The key question is what to do about it.

Higher volatility is a trend we expect to continue. As a result, we expect investors will continue to favour stable, consistent and high-quality companies as these are the characteristics that are scarce when the economy is more volatile.

Stability and consistency can come in many different forms. So, I wanted to spend a minute talking about what we mean by this. Across sectors, we continue to find good opportunities in companies that have strong balance sheets and are not suffering under heavy debt burdens in the face of rising interest rates or at least higher interest rates than what we saw a few years ago.
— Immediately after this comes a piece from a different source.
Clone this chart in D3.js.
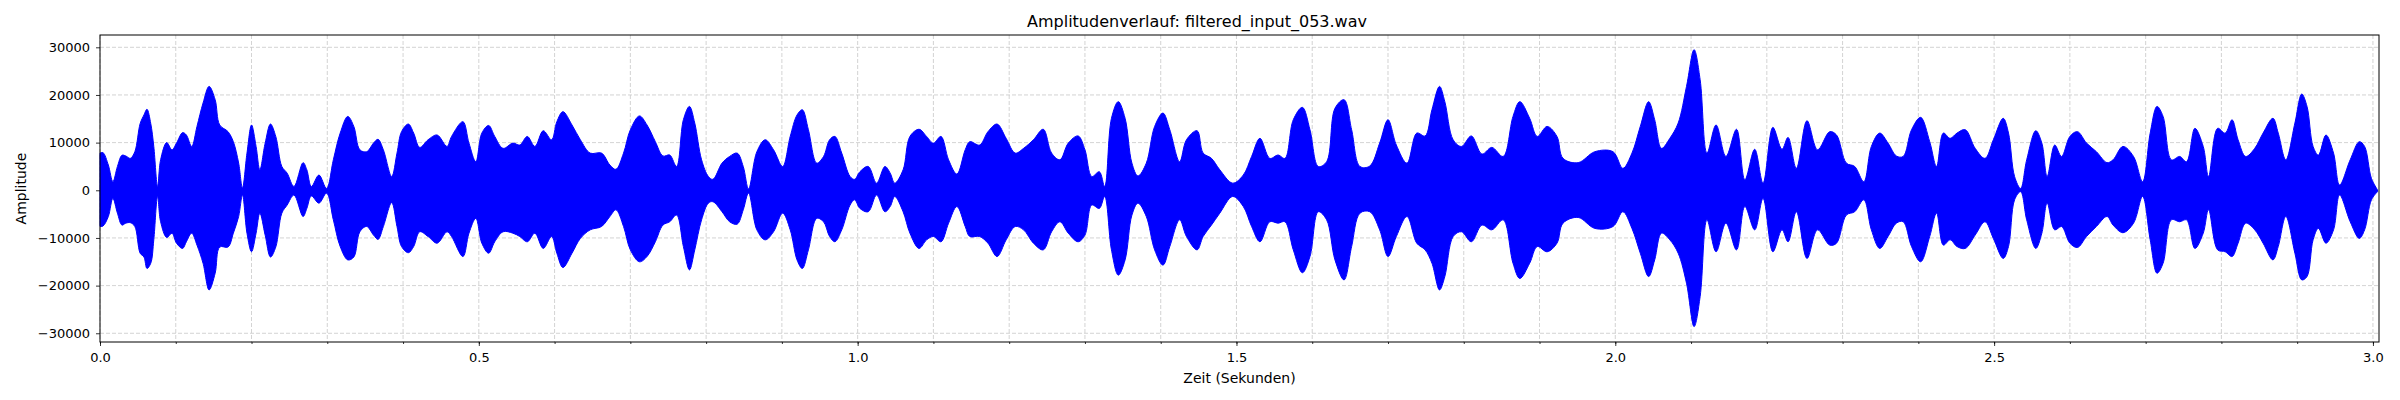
<!DOCTYPE html>
<html>
<head>
<meta charset="utf-8">
<script src="https://cdn.jsdelivr.net/npm/d3@7"></script>
<style>
  body { margin: 0; background: #fff; }
  svg text { font-family: "DejaVu Sans", sans-serif; fill: #000; }
</style>
</head>
<body>
<div id="chart"></div>
<script>
// envelope of the waveform: time (s), upper and lower amplitude
const times = [
  0.000, 0.004, 0.011, 0.017, 0.023, 0.029, 0.034, 0.040, 0.046, 0.053,
  0.058, 0.062, 0.067, 0.071, 0.076, 0.080, 0.088, 0.095, 0.101, 0.109,
  0.114, 0.121, 0.128, 0.136, 0.144, 0.152, 0.158, 0.169, 0.176, 0.183,
  0.188, 0.194, 0.200, 0.206, 0.211, 0.218, 0.225, 0.232, 0.240, 0.247,
  0.256, 0.268, 0.273, 0.279, 0.289, 0.299, 0.308, 0.317, 0.327, 0.335,
  0.343, 0.352, 0.361, 0.367, 0.374, 0.385, 0.392, 0.398, 0.407, 0.414,
  0.422, 0.433, 0.445, 0.458, 0.464, 0.479, 0.487, 0.496, 0.504, 0.513,
  0.521, 0.532, 0.545, 0.554, 0.564, 0.574, 0.585, 0.596, 0.603, 0.611,
  0.623, 0.634, 0.647, 0.662, 0.673, 0.681, 0.691, 0.700, 0.712, 0.722,
  0.733, 0.743, 0.752, 0.761, 0.770, 0.778, 0.785, 0.794, 0.803, 0.809,
  0.821, 0.831, 0.841, 0.849, 0.856, 0.867, 0.878, 0.889, 0.901, 0.911,
  0.920, 0.927, 0.935, 0.946, 0.955, 0.963, 0.970, 0.979, 0.990, 0.996,
  1.003, 1.014, 1.025, 1.036, 1.043, 1.049, 1.060, 1.069, 1.081, 1.091,
  1.100, 1.110, 1.120, 1.131, 1.142, 1.148, 1.161, 1.172, 1.184, 1.196,
  1.208, 1.219, 1.232, 1.245, 1.256, 1.267, 1.278, 1.291, 1.300, 1.309,
  1.319, 1.326, 1.335, 1.344, 1.353, 1.362, 1.370, 1.381, 1.392, 1.403,
  1.412, 1.425, 1.434, 1.448, 1.456, 1.467, 1.478, 1.495, 1.509, 1.520,
  1.531, 1.544, 1.555, 1.564, 1.575, 1.587, 1.597, 1.608, 1.619, 1.630,
  1.642, 1.652, 1.663, 1.676, 1.689, 1.700, 1.711, 1.725, 1.738, 1.749,
  1.758, 1.768, 1.775, 1.786, 1.797, 1.810, 1.824, 1.837, 1.852, 1.865,
  1.874, 1.887, 1.897, 1.910, 1.923, 1.931, 1.951, 1.973, 1.997, 2.010,
  2.022, 2.033, 2.044, 2.052, 2.061, 2.072, 2.083, 2.094, 2.104, 2.112,
  2.121, 2.133, 2.146, 2.160, 2.171, 2.184, 2.195, 2.208, 2.220, 2.228,
  2.239, 2.253, 2.267, 2.283, 2.292, 2.305, 2.316, 2.328, 2.338, 2.349,
  2.360, 2.371, 2.380, 2.391, 2.403, 2.415, 2.424, 2.433, 2.442, 2.451,
  2.462, 2.475, 2.488, 2.499, 2.512, 2.519, 2.527, 2.535, 2.543, 2.555,
  2.563, 2.570, 2.580, 2.589, 2.600, 2.610, 2.622, 2.635, 2.649, 2.657,
  2.670, 2.684, 2.696, 2.706, 2.715, 2.723, 2.734, 2.745, 2.754, 2.765,
  2.776, 2.783, 2.795, 2.805, 2.814, 2.822, 2.832, 2.844, 2.855, 2.868,
  2.875, 2.885, 2.897, 2.906, 2.913, 2.921, 2.928, 2.938, 2.948, 2.956,
  2.970, 2.982, 2.989, 2.998, 3.006
];

const upper = [
  7800, 7900, 5300, 1800, 5000, 7350, 7200, 6700, 8100, 14000,
  15800, 17000, 14000, 9200, 800, 6400, 10000, 8500, 9900, 12100,
  11600, 9200, 13400, 18300, 21800, 19000, 13700, 12300, 10200, 5700,
  500, 7800, 13700, 9200, 4300, 9900, 13900, 11300, 5000, 3600,
  800, 5800, 4300, 800, 3200, 400, 6400, 12000, 15500, 13400,
  8500, 8100, 9900, 10700, 8500, 2900, 7800, 12300, 13900, 12000,
  9000, 10600, 11600, 9200, 11300, 14400, 9900, 6000, 12000, 13600,
  11300, 8800, 9900, 9500, 11300, 9200, 12500, 10600, 14400, 16500,
  13700, 10600, 7800, 7800, 5300, 4400, 7800, 12700, 15600, 13700,
  10200, 7200, 7400, 5000, 14800, 17600, 14100, 6400, 2900, 2300,
  5700, 7100, 7800, 5000, 300, 8100, 10600, 8500, 5000, 11300,
  15800, 16900, 12700, 5700, 7100, 10600, 11300, 7800, 2900, 2300,
  3900, 5000, 1500, 5000, 3600, 1500, 4300, 11300, 12800, 11300,
  9900, 11300, 6400, 3400, 8500, 10200, 9500, 12300, 13900, 10900,
  7800, 8800, 10600, 12800, 7800, 6400, 9900, 11400, 8500, 2900,
  3900, 800, 15100, 18600, 15100, 5700, 3000, 5700, 13400, 16200,
  12700, 6000, 10600, 12500, 7800, 6700, 4300, 1500, 3200, 7100,
  10900, 6700, 7400, 6700, 14800, 17400, 12700, 5000, 6000, 17200,
  19000, 12700, 5000, 5100, 9900, 14800, 9500, 5700, 12000, 11400,
  16900, 21800, 18600, 10600, 9200, 11400, 7600, 9000, 7100, 15500,
  18600, 15100, 11300, 13400, 11300, 6700, 5800, 8100, 8100, 4600,
  7800, 13400, 18600, 14800, 8800, 10900, 14100, 21800, 29500, 23200,
  7800, 13700, 7100, 12800, 2200, 8600, 1500, 13200, 8600, 11100,
  4600, 14600, 8500, 12300, 11600, 5700, 5000, 1800, 9200, 12000,
  9900, 7200, 7100, 12700, 15300, 10200, 5000, 12000, 10900, 12000,
  12700, 8800, 6700, 10600, 15100, 12000, 2900, 400, 6400, 12500,
  9900, 2900, 9500, 7100, 11300, 12300, 9900, 8100, 5800, 6400,
  9200, 7100, 1800, 12000, 17600, 15500, 6400, 7100, 6000, 13000,
  9200, 2900, 13000, 12000, 14800, 10600, 7100, 8800, 12000, 15100,
  12000, 6400, 14100, 20200, 17600, 9200, 7400, 11600, 7800, 1100,
  6400, 10200, 9200, 2500, 100
];

const lower = [
  -7600, -7500, -5500, -1700, -4800, -7300, -6900, -6800, -7600, -13200,
  -14000, -16400, -15300, -10400, -1300, -6600, -9900, -9000, -11100, -12200,
  -10800, -9000, -11500, -15300, -20900, -17400, -11900, -11900, -9000, -5500,
  -1000, -9000, -12900, -9000, -4800, -9400, -14000, -11900, -4800, -3100,
  -1000, -5500, -3800, -1200, -2700, -600, -6200, -11800, -14600, -14000,
  -8700, -7600, -9400, -10300, -7600, -2600, -7600, -11800, -13100, -11800,
  -8700, -9700, -11100, -8700, -9700, -13900, -9000, -5900, -11100, -13200,
  -10800, -8700, -9000, -9700, -10800, -9000, -12200, -9700, -13200, -16200,
  -13200, -10100, -8300, -7600, -5500, -4100, -7600, -12500, -15000, -13900,
  -10800, -7300, -6600, -5200, -11800, -16700, -12500, -6200, -2700, -2400,
  -4500, -6600, -7100, -4100, -600, -8300, -10400, -8700, -4800, -8300,
  -14600, -16400, -12500, -5900, -6600, -9700, -10800, -8300, -3100, -2000,
  -3800, -4500, -1000, -4500, -3400, -1300, -4500, -9000, -12200, -10400,
  -9700, -10800, -6900, -3400, -7600, -9700, -9700, -11100, -13900, -10400,
  -7600, -8300, -11100, -12500, -8700, -6600, -9000, -10800, -9400, -3100,
  -3800, -1300, -12500, -17800, -14600, -5200, -2700, -5500, -12500, -15700,
  -11800, -6200, -9700, -12500, -9700, -7300, -4800, -1300, -3400, -7600,
  -10800, -6600, -6900, -6600, -12500, -17300, -13900, -4500, -6200, -14600,
  -18800, -11800, -4800, -4500, -8300, -13900, -9700, -5500, -11100, -12500,
  -15300, -20900, -18100, -9700, -8700, -10800, -7300, -8300, -6200, -15300,
  -18500, -15300, -11800, -12900, -11100, -6900, -5700, -8000, -7600, -4500,
  -8000, -13200, -18100, -14600, -9000, -10400, -13200, -19500, -28600, -22300,
  -6200, -12900, -6900, -12500, -3400, -8300, -1700, -12900, -8300, -10800,
  -4500, -14300, -8300, -11500, -11100, -5200, -4500, -2000, -8300, -12200,
  -9700, -6900, -6600, -11800, -15000, -9700, -4800, -11500, -10400, -11800,
  -12200, -9400, -6600, -10100, -14300, -11800, -2000, -300, -6200, -12200,
  -9000, -2700, -8300, -7600, -11100, -12000, -9700, -7600, -5500, -7300,
  -8900, -6900, -1300, -10400, -17400, -15300, -6200, -6600, -6200, -12200,
  -9000, -4100, -12500, -12900, -13900, -11100, -6900, -8300, -11100, -14600,
  -11800, -5500, -13200, -18800, -18100, -10400, -8000, -11100, -8300, -1000,
  -6600, -10100, -8300, -2000, -300
];

const xMajorTicks = [0.0, 0.5, 1.0, 1.5, 2.0, 2.5, 3.0];
const xMinorTicks = d3.range(0, 31).map((i) => i / 10);
const yTicks = [-30000, -20000, -10000, 0, 10000, 20000, 30000];

const titleText = "Amplitudenverlauf: filtered_input_053.wav";
const xLabel = "Zeit (Sekunden)";
const yLabel = "Amplitude";

const width = 2400;
const height = 400;
const plot = { left: 100, right: 2379, top: 35, bottom: 342 };

const data = times.map((t, i) => ({ t: t, hi: upper[i], lo: lower[i] }));

const svg = d3
  .select("#chart")
  .append("svg")
  .attr("width", width)
  .attr("height", height);

const x = d3.scaleLinear().domain([0, 3.008]).range([plot.left, plot.right]);
const y = d3.scaleLinear().domain([-31830, 32580]).range([plot.bottom, plot.top]);

// grid
const grid = svg.append("g")
  .attr("stroke", "#c8c8c8")
  .attr("stroke-width", 0.8)
  .attr("stroke-dasharray", "4,2");

grid.selectAll("line.v")
  .data(xMinorTicks)
  .enter()
  .append("line")
  .attr("x1", (d) => x(d))
  .attr("x2", (d) => x(d))
  .attr("y1", plot.top)
  .attr("y2", plot.bottom);

grid.selectAll("line.h")
  .data(yTicks)
  .enter()
  .append("line")
  .attr("x1", plot.left)
  .attr("x2", plot.right)
  .attr("y1", (d) => y(d))
  .attr("y2", (d) => y(d));

// waveform envelope
const area = d3
  .area()
  .x((d) => x(d.t))
  .y0((d) => y(d.lo))
  .y1((d) => y(d.hi))
  .curve(d3.curveCatmullRom.alpha(0.5));

svg.append("path")
  .datum(data)
  .attr("fill", "#0000ff")
  .attr("stroke", "#0000ff")
  .attr("stroke-width", 1)
  .attr("d", area);

// axes
svg.append("g")
  .attr("transform", `translate(0,${plot.bottom})`)
  .call(d3.axisBottom(x).tickValues(xMajorTicks).tickFormat(d3.format(".1f")).tickSize(4).tickPadding(6.5));

svg.append("g")
  .attr("transform", `translate(0,${plot.bottom})`)
  .call(d3.axisBottom(x).tickValues(xMinorTicks).tickFormat("").tickSize(2));

svg.append("g")
  .attr("transform", `translate(${plot.left},0)`)
  .call(d3.axisLeft(y).tickValues(yTicks).tickFormat(d3.format("d")).tickSize(4).tickPadding(6));

svg.selectAll(".tick text")
  .attr("font-size", 13)
  .attr("font-family", "DejaVu Sans, sans-serif")
  .attr("fill", "#000");
svg.selectAll(".tick line").attr("stroke", "#000").attr("stroke-width", 0.8);
svg.selectAll(".domain").remove();

// frame
svg.append("rect")
  .attr("x", plot.left)
  .attr("y", plot.top)
  .attr("width", plot.right - plot.left)
  .attr("height", plot.bottom - plot.top)
  .attr("fill", "none")
  .attr("stroke", "#000")
  .attr("stroke-width", 1);

// labels
svg.append("text")
  .attr("x", 1197)
  .attr("y", 26.5)
  .attr("text-anchor", "middle")
  .attr("font-size", 16)
  .text(titleText);

svg.append("text")
  .attr("x", (plot.left + plot.right) / 2)
  .attr("y", 383)
  .attr("text-anchor", "middle")
  .attr("font-size", 14)
  .text(xLabel);

svg.append("text")
  .attr("transform", `translate(26,${(plot.top + plot.bottom) / 2}) rotate(-90)`)
  .attr("text-anchor", "middle")
  .attr("font-size", 14)
  .text(yLabel);
</script>
</body>
</html>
One example is we’ve added BCE to the fund. BCE of course is a telecommunications company. It’s quite defensive. It also has a very low financial leverage. As the cycle drags on, we expect investors will continue to favour companies that have low leverage. Many of these companies also are larger or have higher trading liquidity that we’ve added to the fund more recently. This makes them for one, more stable because they’re larger—more diversification within their business—but also allows investors to feel confident that they can get in and out of their positions in those companies quite quickly.

Recently, for example, we added Coca-Cola—of course a U.S. mega-cap consumer staple company. This well-known company has very defensive characteristics, including its exceptionally high trading liquidity.

We also continue to favour those that have strong and stable earnings growth, even in the face of moderating economic growth. We’ve increased the fund’s weight in Empire, for example. Empire being a large-cap Canadian grocer. Empire has exceptionally stable earnings, in part, because of the importance of its products—groceries—in our daily lives.

In the same vein, companies that have high and stable margins or consistent free cash flow generation tend to out-perform their peers in this type of environment because of the consistency that those margins and free cash flow generation provide. Element Fleet is a good example of this. Element Fleet is a global fleet leasing business. It has high levels of recurring revenue, and is less exposed to the economic cycle than many of its peers in the financial sector in Canada. This leads to more stable margins.

What’s important to note here is that all these characteristics are ones we’re looking for. In our process of managing the fund, it all comes back to our target prices. Companies that have these characteristics are more likely to stand out based on those target prices and, as a result, will have attractive risk-return or risk-reward opportunities. We’ve migrated the fund to higher quality companies, and this has made up the bulk of the activities in the last year. These are spread out across sectors. We continue to look for those good characteristics or good companies within each sector.

More recently as an example, as the market sold off in the fourth quarter of last year and also in May of 2019, it was encouraging to see a lot of these more high-quality, stable positions perform really well. Microsoft was a top contributor over this timeframe. Of course, Microsoft has very high levels of recurring revenue. Intact Financial is a property and casualty insurance company that is quite a bit more consistent in its business model than many of its life insurance company peers. It performed very well. Also, Element Fleet, which I mentioned earlier, a relatively stable, diversified financial company has been one of the best performers in the fund over the last year.

This high-quality, more stable positioning theme we think will continue as we expect volatility will remain elevated throughout the rest of the cycle. This positioning has enabled us to achieve our objectives of capital preservation and a sustainable dividend yield throughout the more recent market volatility. With this backdrop of heightened volatility and at a minimum increased uncertainty, we believe this high-quality bias is the most prudent way to position the fund on a go-forward basis.